▶ Task goal: Copy the listing verbatim, excluding any images found in it.

▶ Available data:
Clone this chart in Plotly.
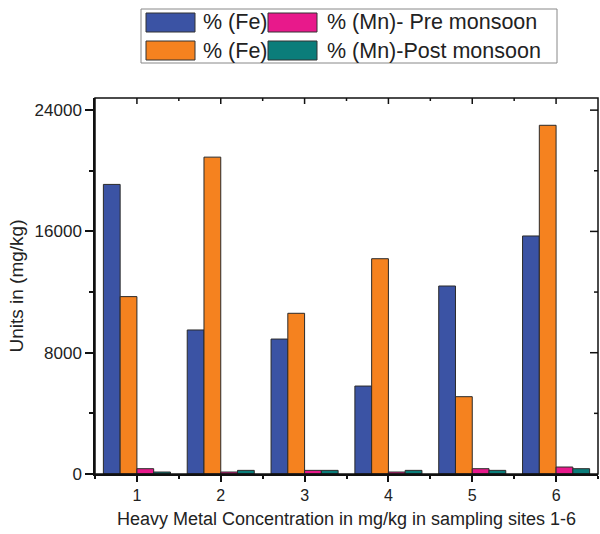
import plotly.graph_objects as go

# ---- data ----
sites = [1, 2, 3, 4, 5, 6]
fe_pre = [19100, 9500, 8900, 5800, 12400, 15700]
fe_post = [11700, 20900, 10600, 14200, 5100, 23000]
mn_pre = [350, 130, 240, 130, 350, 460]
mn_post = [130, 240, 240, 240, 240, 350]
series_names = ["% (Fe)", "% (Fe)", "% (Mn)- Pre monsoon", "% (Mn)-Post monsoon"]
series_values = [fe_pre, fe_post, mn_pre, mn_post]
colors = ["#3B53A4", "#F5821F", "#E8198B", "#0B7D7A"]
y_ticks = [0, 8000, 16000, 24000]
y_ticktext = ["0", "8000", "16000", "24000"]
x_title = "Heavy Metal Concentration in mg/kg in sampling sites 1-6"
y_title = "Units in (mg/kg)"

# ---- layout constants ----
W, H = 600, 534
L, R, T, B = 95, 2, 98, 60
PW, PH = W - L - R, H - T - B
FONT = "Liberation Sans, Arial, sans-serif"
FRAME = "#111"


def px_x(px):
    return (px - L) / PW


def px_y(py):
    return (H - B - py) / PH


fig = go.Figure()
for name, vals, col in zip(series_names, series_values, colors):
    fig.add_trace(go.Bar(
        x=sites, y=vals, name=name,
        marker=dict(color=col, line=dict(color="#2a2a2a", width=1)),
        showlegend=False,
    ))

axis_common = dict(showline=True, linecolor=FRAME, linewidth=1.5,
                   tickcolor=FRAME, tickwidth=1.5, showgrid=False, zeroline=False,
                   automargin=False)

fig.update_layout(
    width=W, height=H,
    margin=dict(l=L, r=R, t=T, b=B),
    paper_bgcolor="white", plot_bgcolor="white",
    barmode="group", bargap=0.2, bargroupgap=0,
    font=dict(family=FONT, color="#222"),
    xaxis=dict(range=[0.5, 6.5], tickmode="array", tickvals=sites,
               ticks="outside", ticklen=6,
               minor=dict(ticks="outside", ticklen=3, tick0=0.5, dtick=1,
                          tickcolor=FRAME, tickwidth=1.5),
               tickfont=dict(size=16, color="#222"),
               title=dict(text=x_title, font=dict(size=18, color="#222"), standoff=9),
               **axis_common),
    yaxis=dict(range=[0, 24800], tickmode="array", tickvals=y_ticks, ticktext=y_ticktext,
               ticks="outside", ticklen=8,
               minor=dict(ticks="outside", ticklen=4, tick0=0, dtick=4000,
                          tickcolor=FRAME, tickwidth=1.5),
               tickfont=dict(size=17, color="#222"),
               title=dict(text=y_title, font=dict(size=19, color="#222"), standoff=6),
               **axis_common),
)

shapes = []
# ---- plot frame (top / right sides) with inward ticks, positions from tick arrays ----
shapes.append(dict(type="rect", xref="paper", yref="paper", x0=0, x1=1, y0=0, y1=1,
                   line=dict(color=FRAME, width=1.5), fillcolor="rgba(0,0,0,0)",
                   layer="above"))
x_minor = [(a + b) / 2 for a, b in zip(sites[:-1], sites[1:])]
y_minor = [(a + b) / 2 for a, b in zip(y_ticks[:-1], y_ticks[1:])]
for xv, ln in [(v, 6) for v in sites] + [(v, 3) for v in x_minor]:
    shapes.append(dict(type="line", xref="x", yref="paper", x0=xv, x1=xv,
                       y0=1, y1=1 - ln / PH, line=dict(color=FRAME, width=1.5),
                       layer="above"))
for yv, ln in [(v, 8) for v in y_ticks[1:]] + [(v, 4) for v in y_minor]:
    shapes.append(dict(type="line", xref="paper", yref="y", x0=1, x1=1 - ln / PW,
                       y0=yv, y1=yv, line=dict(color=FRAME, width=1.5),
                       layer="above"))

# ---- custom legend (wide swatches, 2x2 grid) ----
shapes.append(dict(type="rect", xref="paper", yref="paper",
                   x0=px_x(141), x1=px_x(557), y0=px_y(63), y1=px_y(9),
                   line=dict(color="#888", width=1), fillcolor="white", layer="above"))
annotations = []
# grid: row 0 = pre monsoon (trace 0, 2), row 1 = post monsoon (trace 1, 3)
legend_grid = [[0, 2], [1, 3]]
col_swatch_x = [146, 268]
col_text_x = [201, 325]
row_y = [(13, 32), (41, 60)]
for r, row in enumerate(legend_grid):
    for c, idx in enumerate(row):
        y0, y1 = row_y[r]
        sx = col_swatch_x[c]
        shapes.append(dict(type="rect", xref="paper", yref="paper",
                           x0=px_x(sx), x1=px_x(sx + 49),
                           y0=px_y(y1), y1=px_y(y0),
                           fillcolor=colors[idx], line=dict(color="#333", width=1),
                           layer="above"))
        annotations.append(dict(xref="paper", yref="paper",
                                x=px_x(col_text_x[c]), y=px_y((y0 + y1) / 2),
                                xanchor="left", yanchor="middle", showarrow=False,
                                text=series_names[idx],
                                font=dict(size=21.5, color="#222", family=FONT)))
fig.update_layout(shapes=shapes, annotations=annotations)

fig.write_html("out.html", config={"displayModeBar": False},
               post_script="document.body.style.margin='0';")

▶ Result:
Clone this chart in Plotly.
import plotly.graph_objects as go

# ---- data ----
sites = [1, 2, 3, 4, 5, 6]
fe_pre = [19100, 9500, 8900, 5800, 12400, 15700]
fe_post = [11700, 20900, 10600, 14200, 5100, 23000]
mn_pre = [350, 130, 240, 130, 350, 460]
mn_post = [130, 240, 240, 240, 240, 350]
series_names = ["% (Fe)", "% (Fe)", "% (Mn)- Pre monsoon", "% (Mn)-Post monsoon"]
series_values = [fe_pre, fe_post, mn_pre, mn_post]
colors = ["#3B53A4", "#F5821F", "#E8198B", "#0B7D7A"]
y_ticks = [0, 8000, 16000, 24000]
y_ticktext = ["0", "8000", "16000", "24000"]
x_title = "Heavy Metal Concentration in mg/kg in sampling sites 1-6"
y_title = "Units in (mg/kg)"

# ---- layout constants ----
W, H = 600, 534
L, R, T, B = 95, 2, 98, 60
PW, PH = W - L - R, H - T - B
FONT = "Liberation Sans, Arial, sans-serif"
FRAME = "#111"


def px_x(px):
    return (px - L) / PW


def px_y(py):
    return (H - B - py) / PH


fig = go.Figure()
for name, vals, col in zip(series_names, series_values, colors):
    fig.add_trace(go.Bar(
        x=sites, y=vals, name=name,
        marker=dict(color=col, line=dict(color="#2a2a2a", width=1)),
        showlegend=False,
    ))

axis_common = dict(showline=True, linecolor=FRAME, linewidth=1.5,
                   tickcolor=FRAME, tickwidth=1.5, showgrid=False, zeroline=False,
                   automargin=False)

fig.update_layout(
    width=W, height=H,
    margin=dict(l=L, r=R, t=T, b=B),
    paper_bgcolor="white", plot_bgcolor="white",
    barmode="group", bargap=0.2, bargroupgap=0,
    font=dict(family=FONT, color="#222"),
    xaxis=dict(range=[0.5, 6.5], tickmode="array", tickvals=sites,
               ticks="outside", ticklen=6,
               minor=dict(ticks="outside", ticklen=3, tick0=0.5, dtick=1,
                          tickcolor=FRAME, tickwidth=1.5),
               tickfont=dict(size=16, color="#222"),
               title=dict(text=x_title, font=dict(size=18, color="#222"), standoff=9),
               **axis_common),
    yaxis=dict(range=[0, 24800], tickmode="array", tickvals=y_ticks, ticktext=y_ticktext,
               ticks="outside", ticklen=8,
               minor=dict(ticks="outside", ticklen=4, tick0=0, dtick=4000,
                          tickcolor=FRAME, tickwidth=1.5),
               tickfont=dict(size=17, color="#222"),
               title=dict(text=y_title, font=dict(size=19, color="#222"), standoff=6),
               **axis_common),
)

shapes = []
# ---- plot frame (top / right sides) with inward ticks, positions from tick arrays ----
shapes.append(dict(type="rect", xref="paper", yref="paper", x0=0, x1=1, y0=0, y1=1,
                   line=dict(color=FRAME, width=1.5), fillcolor="rgba(0,0,0,0)",
                   layer="above"))
x_minor = [(a + b) / 2 for a, b in zip(sites[:-1], sites[1:])]
y_minor = [(a + b) / 2 for a, b in zip(y_ticks[:-1], y_ticks[1:])]
for xv, ln in [(v, 6) for v in sites] + [(v, 3) for v in x_minor]:
    shapes.append(dict(type="line", xref="x", yref="paper", x0=xv, x1=xv,
                       y0=1, y1=1 - ln / PH, line=dict(color=FRAME, width=1.5),
                       layer="above"))
for yv, ln in [(v, 8) for v in y_ticks[1:]] + [(v, 4) for v in y_minor]:
    shapes.append(dict(type="line", xref="paper", yref="y", x0=1, x1=1 - ln / PW,
                       y0=yv, y1=yv, line=dict(color=FRAME, width=1.5),
                       layer="above"))

# ---- custom legend (wide swatches, 2x2 grid) ----
shapes.append(dict(type="rect", xref="paper", yref="paper",
                   x0=px_x(141), x1=px_x(557), y0=px_y(63), y1=px_y(9),
                   line=dict(color="#888", width=1), fillcolor="white", layer="above"))
annotations = []
# grid: row 0 = pre monsoon (trace 0, 2), row 1 = post monsoon (trace 1, 3)
legend_grid = [[0, 2], [1, 3]]
col_swatch_x = [146, 268]
col_text_x = [201, 325]
row_y = [(13, 32), (41, 60)]
for r, row in enumerate(legend_grid):
    for c, idx in enumerate(row):
        y0, y1 = row_y[r]
        sx = col_swatch_x[c]
        shapes.append(dict(type="rect", xref="paper", yref="paper",
                           x0=px_x(sx), x1=px_x(sx + 49),
                           y0=px_y(y1), y1=px_y(y0),
                           fillcolor=colors[idx], line=dict(color="#333", width=1),
                           layer="above"))
        annotations.append(dict(xref="paper", yref="paper",
                                x=px_x(col_text_x[c]), y=px_y((y0 + y1) / 2),
                                xanchor="left", yanchor="middle", showarrow=False,
                                text=series_names[idx],
                                font=dict(size=21.5, color="#222", family=FONT)))
fig.update_layout(shapes=shapes, annotations=annotations)

fig.write_html("out.html", config={"displayModeBar": False},
               post_script="document.body.style.margin='0';")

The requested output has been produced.